▶ [Requirements] Leave the pictures out and write out exactly the lines from the top of the entries through the line containing "import matplotlib.pyplot as plt".

▶ [Records shown]
────

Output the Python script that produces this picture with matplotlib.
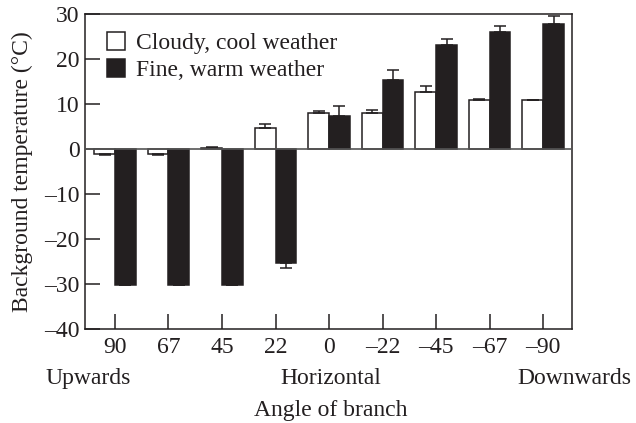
import numpy as np
import matplotlib.pyplot as plt

angles = ['90', '67', '45', '22', '0', '\u201322', '\u201345', '\u201367', '\u201390']
cloudy = [-1.2, -1.2, 0.3, 4.7, 8.1, 8.1, 12.7, 10.9, 10.8]
cloudy_err = [0.1, 0.1, 0.1, 0.8, 0.3, 0.6, 1.4, 0.1, 0.1]
fine = [-30.2, -30.2, -30.2, -25.3, 7.3, 15.3, 23.2, 25.9, 27.8]
fine_err = [0.0, 0.0, 0.0, 1.2, 2.3, 2.3, 1.3, 1.5, 1.7]
yticks = [30, 20, 10, 0, -10, -20, -30, -40]
ytick_labels = ['30', '20', '10', '0', '\u201310', '\u201320', '\u201330', '\u201340']

ink = '#231f20'
plt.rcParams['font.family'] = ['Liberation Serif', 'DejaVu Serif']
plt.rcParams['font.size'] = 17
plt.rcParams['text.color'] = ink


def one_sided(values, errs):
    """Error only on the side away from zero."""
    lo = [e if v < 0 else 0 for v, e in zip(values, errs)]
    hi = [e if v >= 0 else 0 for v, e in zip(values, errs)]
    return [lo, hi]


fig = plt.figure(figsize=(6.36, 4.23), dpi=100)
ax = fig.add_axes([85 / 636, 94 / 423, 487 / 636, 315 / 423])

x = np.arange(len(angles))
w = 0.39
err_kw = dict(ecolor=ink, elinewidth=1.1, capsize=4.5, capthick=1.1)
b1 = ax.bar(x - w / 2, cloudy, w, color='white', edgecolor=ink, linewidth=1.1,
            yerr=one_sided(cloudy, cloudy_err), error_kw=err_kw,
            label='Cloudy, cool weather', zorder=2)
b2 = ax.bar(x + w / 2, fine, w, color=ink, edgecolor=ink, linewidth=1.1,
            yerr=one_sided(fine, fine_err), error_kw=err_kw,
            label='Fine, warm weather', zorder=2)
ax.axhline(0, color='#555555', linewidth=1.2, zorder=3)

ax.set_xlim(-0.56, 8.54)
ax.set_ylim(-40, 30)
ax.set_xticks(x)
ax.set_xticklabels(angles)
ax.set_yticks(yticks)
ax.set_yticklabels(ytick_labels)
ax.tick_params(axis='x', direction='in', length=11, width=1.1, color=ink, pad=6, labelcolor=ink)
ax.tick_params(axis='y', direction='in', length=11, width=1.1, color=ink, pad=4, labelcolor=ink)
for s in ax.spines.values():
    s.set_color(ink)
    s.set_linewidth(1.1)

ax.set_ylabel('Background temperature (\u00b0C)', color=ink)
ax.yaxis.set_label_coords(-52 / 487, 0.5)

fig.text(45 / 636, 1 - 378 / 423, 'Upwards', ha='left', va='center')
fig.text(331 / 636, 1 - 378 / 423, 'Horizontal', ha='center', va='center')
fig.text(631 / 636, 1 - 378 / 423, 'Downwards', ha='right', va='center')
fig.text(331 / 636, 1 - 410 / 423, 'Angle of branch', ha='center', va='center')

ax.legend(handles=[b1, b2], loc='upper left', bbox_to_anchor=(22 / 487, 1 - 18 / 315),
          frameon=False, borderaxespad=0, borderpad=0, handlelength=0.78,
          handleheight=0.78, handletextpad=0.45, labelspacing=0.2)

fig.savefig('out.png', dpi=100)
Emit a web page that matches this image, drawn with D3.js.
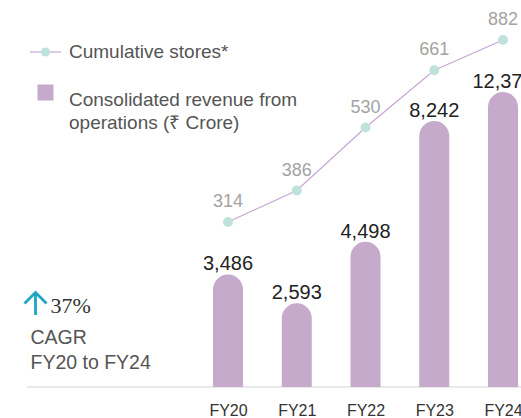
<!DOCTYPE html>
<html>
<head>
<meta charset="utf-8">
<script src="https://cdn.jsdelivr.net/npm/d3@7"></script>
<style>
  html, body { margin: 0; padding: 0; background: #fff; }
  svg { display: block; font-family: "Liberation Sans", Arial, Helvetica, sans-serif; }
</style>
</head>
<body>
<svg id="chart"></svg>
<script>
// данные
const years = ["FY20", "FY21", "FY22", "FY23", "FY24"];
const revenue = [3486, 2593, 4498, 8242, 12375];
const stores = [314, 386, 530, 661, 882];
const revenueLabels = ["3,486", "2,593", "4,498", "8,242", "12,375"];

const width = 521;
const height = 418;
const baseY = 387;
const barW = 30;
const barColor = "#c6aacc";
const dotColor = "#bfe3dc";
const lineColor = "#c6a6d2";

let svg = d3.select("#chart")
    .attr("width", width)
    .attr("height", height);

let scX = d3.scalePoint()
    .domain(years)
    .range([228, 503]);

// FY24 bar is capped in the original, so clamp the scale
let scY = d3.scaleLinear()
    .domain([0, 9140])
    .range([baseY, 92])
    .clamp(true);

let scS = d3.scaleLinear()
    .domain([314, 730])
    .range([222, 40])
    .clamp(true);

// baseline
svg.append("line")
    .attr("x1", 27).attr("x2", width)
    .attr("y1", baseY).attr("y2", baseY)
    .attr("stroke", "#d4d4d4")
    .attr("stroke-width", 1.2);

// bars with rounded tops
let barPath = (d, i) => {
    let x0 = scX(years[i]) - barW / 2;
    let top = scY(d);
    let r = barW / 2;
    return `M${x0},${baseY} L${x0},${top + r} A${r},${r} 0 0 1 ${x0 + barW},${top + r} L${x0 + barW},${baseY} Z`;
};

svg.selectAll(".bar")
    .data(revenue)
    .enter()
    .append("path")
    .attr("class", "bar")
    .attr("d", barPath)
    .style("fill", barColor);

svg.selectAll(".barLabel")
    .data(revenue)
    .enter()
    .append("text")
    .attr("x", (d, i) => scX(years[i]))
    .attr("y", d => scY(d) - 4)
    .attr("text-anchor", "middle")
    .style("font-size", "20px")
    .style("fill", "#222")
    .text((d, i) => revenueLabels[i]);

// line of stores
let line = d3.line()
    .x((d, i) => scX(years[i]))
    .y(d => scS(d));

svg.append("path")
    .datum(stores)
    .attr("d", line)
    .attr("fill", "none")
    .attr("stroke", lineColor)
    .attr("stroke-width", 1.2);

svg.selectAll(".dot")
    .data(stores)
    .enter()
    .append("circle")
    .attr("cx", (d, i) => scX(years[i]))
    .attr("cy", d => scS(d))
    .attr("r", 5)
    .style("fill", dotColor);

svg.selectAll(".storeLabel")
    .data(stores)
    .enter()
    .append("text")
    .attr("x", (d, i) => scX(years[i]))
    .attr("y", d => scS(d) - 15)
    .attr("text-anchor", "middle")
    .style("font-size", "18px")
    .style("fill", "#a3a3a3")
    .text(d => d);

// x axis labels
let axisX = d3.axisBottom(scX).tickSize(0);
let gx = svg.append("g")
    .attr("transform", `translate(0, ${baseY})`)
    .call(axisX);
gx.select(".domain").remove();
gx.selectAll("text")
    .attr("y", 29)
    .attr("dy", 0)
    .style("font-family", "'Liberation Sans', Arial, sans-serif")
    .style("font-size", "16px")
    .style("fill", "#333");

// legend
let legend = svg.append("g");
legend.append("line")
    .attr("x1", 30).attr("x2", 61)
    .attr("y1", 52).attr("y2", 52)
    .attr("stroke", lineColor)
    .attr("stroke-width", 1.2);
legend.append("circle")
    .attr("cx", 45.5).attr("cy", 52).attr("r", 4.5)
    .style("fill", dotColor);
legend.append("text")
    .attr("x", 69).attr("y", 57.5)
    .style("font-size", "19px")
    .style("fill", "#555")
    .text("Cumulative stores*");

legend.append("rect")
    .attr("x", 37.5).attr("y", 84.5)
    .attr("width", 16).attr("height", 16)
    .style("fill", barColor);
legend.append("text")
    .attr("x", 69).attr("y", 106)
    .style("font-size", "19px")
    .style("fill", "#555")
    .text("Consolidated revenue from");
legend.append("text")
    .attr("x", 69).attr("y", 128.5)
    .style("font-size", "19px")
    .style("fill", "#555")
    .text("operations (₹ Crore)");

// CAGR note
let note = svg.append("g");
note.append("path")
    .attr("d", "M35.5,315 L35.5,293 M24.5,303.5 L35.5,292.5 L46.5,303.5")
    .attr("fill", "none")
    .attr("stroke", "#1ca6c4")
    .attr("stroke-width", 2.8);
note.append("text")
    .attr("x", 50.5).attr("y", 312.5)
    .style("font-family", "'Liberation Serif', 'Times New Roman', serif")
    .style("font-size", "22px")
    .style("fill", "#333")
    .text("37%");
note.append("text")
    .attr("x", 30.5).attr("y", 343.5)
    .style("font-size", "19.5px")
    .style("fill", "#555")
    .text("CAGR");
note.append("text")
    .attr("x", 30.5).attr("y", 368.5)
    .style("font-size", "19.5px")
    .style("fill", "#555")
    .text("FY20 to FY24");
</script>
</body>
</html>
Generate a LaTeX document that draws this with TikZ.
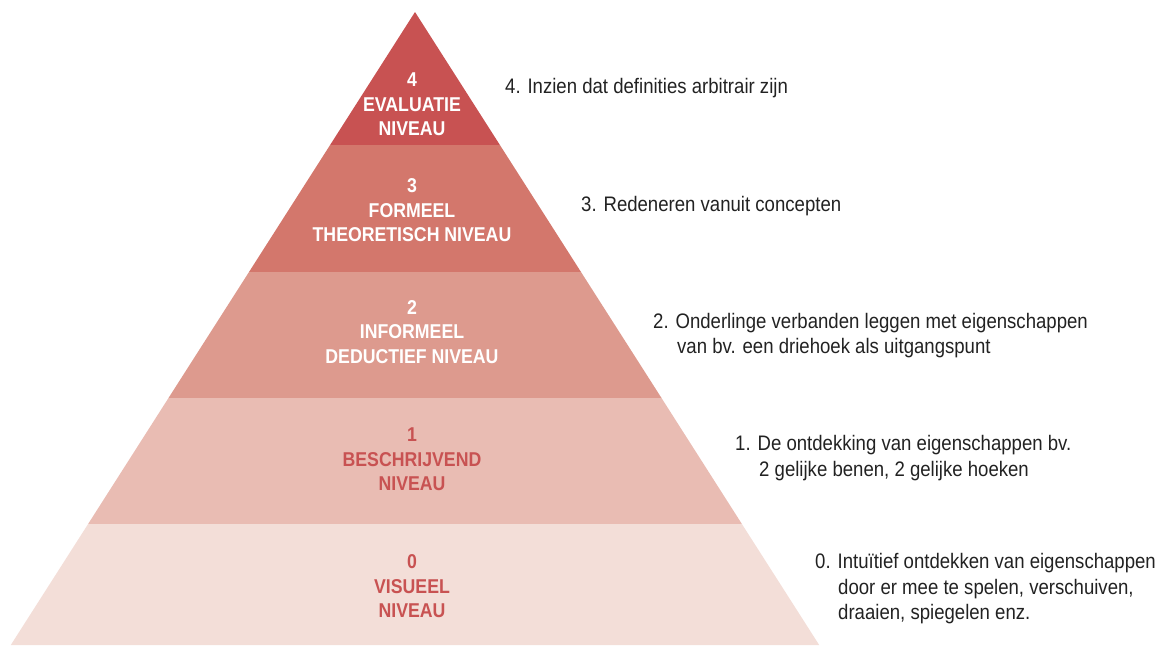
\documentclass[tikz,border=0pt]{standalone}
\usepackage{fontspec}
\setmainfont[FakeStretch=0.885]{Liberation Sans}
\definecolor{cfour}{HTML}{C85252}
\definecolor{cthree}{HTML}{D3776C}
\definecolor{ctwo}{HTML}{DD9A8E}
\definecolor{cone}{HTML}{E9BCB3}
\definecolor{czero}{HTML}{F3DED8}
\definecolor{txt}{HTML}{222222}
\begin{document}
\begin{tikzpicture}[x=1pt,y=-1pt,
  lbl/.style={font=\fontsize{20}{24.5}\selectfont\bfseries, align=center, inner sep=0pt, anchor=center},
  desc/.style={font=\fontsize{21}{25.5}\selectfont, inner sep=0pt, anchor=base west, text=txt}]
\useasboundingbox (0,0) rectangle (1157,646);
% bands
\fill[cfour] (415,12) -- (499.9,145) -- (330.1,145) -- cycle;
\fill[cthree] (330.1,145) -- (499.9,145) -- (581,272) -- (249,272) -- cycle;
\fill[ctwo] (249,272) -- (581,272) -- (661.5,398) -- (168.5,398) -- cycle;
\fill[cone] (168.5,398) -- (661.5,398) -- (741.9,524) -- (88.1,524) -- cycle;
\fill[czero] (88.1,524) -- (741.9,524) -- (819.2,645) -- (10.8,645) -- cycle;
% labels
\node[lbl, text=white] (l4) at (412,104.5) {4\\EVALUATIE\\NIVEAU};
\node[lbl, text=white] (l3) at (412,210.5) {3\\FORMEEL\\THEORETISCH NIVEAU};
\node[lbl, text=white] (l2) at (412,332) {2\\INFORMEEL\\DEDUCTIEF NIVEAU};
\node[lbl, text=cfour] (l1) at (412,459.5) {1\\BESCHRIJVEND\\NIVEAU};
\node[lbl, text=cfour] (l0) at (412,586.5) {0\\VISUEEL\\NIVEAU};
% descriptions
\node[desc] (d4) at (505,93) {4. Inzien dat definities arbitrair zijn};
\node[desc] (d3) at (581,211.7) {3. Redeneren vanuit concepten};
\node[desc] (d2a) at (653,328) {2. Onderlinge verbanden leggen met eigenschappen};
\node[desc] (d2b) at (677,353.5) {van bv. een driehoek als uitgangspunt};
\node[desc] (d1a) at (735,450.5) {1. De ontdekking van eigenschappen bv.};
\node[desc] (d1b) at (759,476) {2 gelijke benen, 2 gelijke hoeken};
\node[desc] (d0a) at (815,568) {0. Intuïtief ontdekken van eigenschappen};
\node[desc] (d0b) at (838,594) {door er mee te spelen, verschuiven,};
\node[desc] (d0c) at (838,619.5) {draaien, spiegelen enz.};
\end{tikzpicture}
\end{document}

────

▶ [Written answer]
Output the Python script that produces this picture with matplotlib.
import numpy as np
import matplotlib.pyplot as plt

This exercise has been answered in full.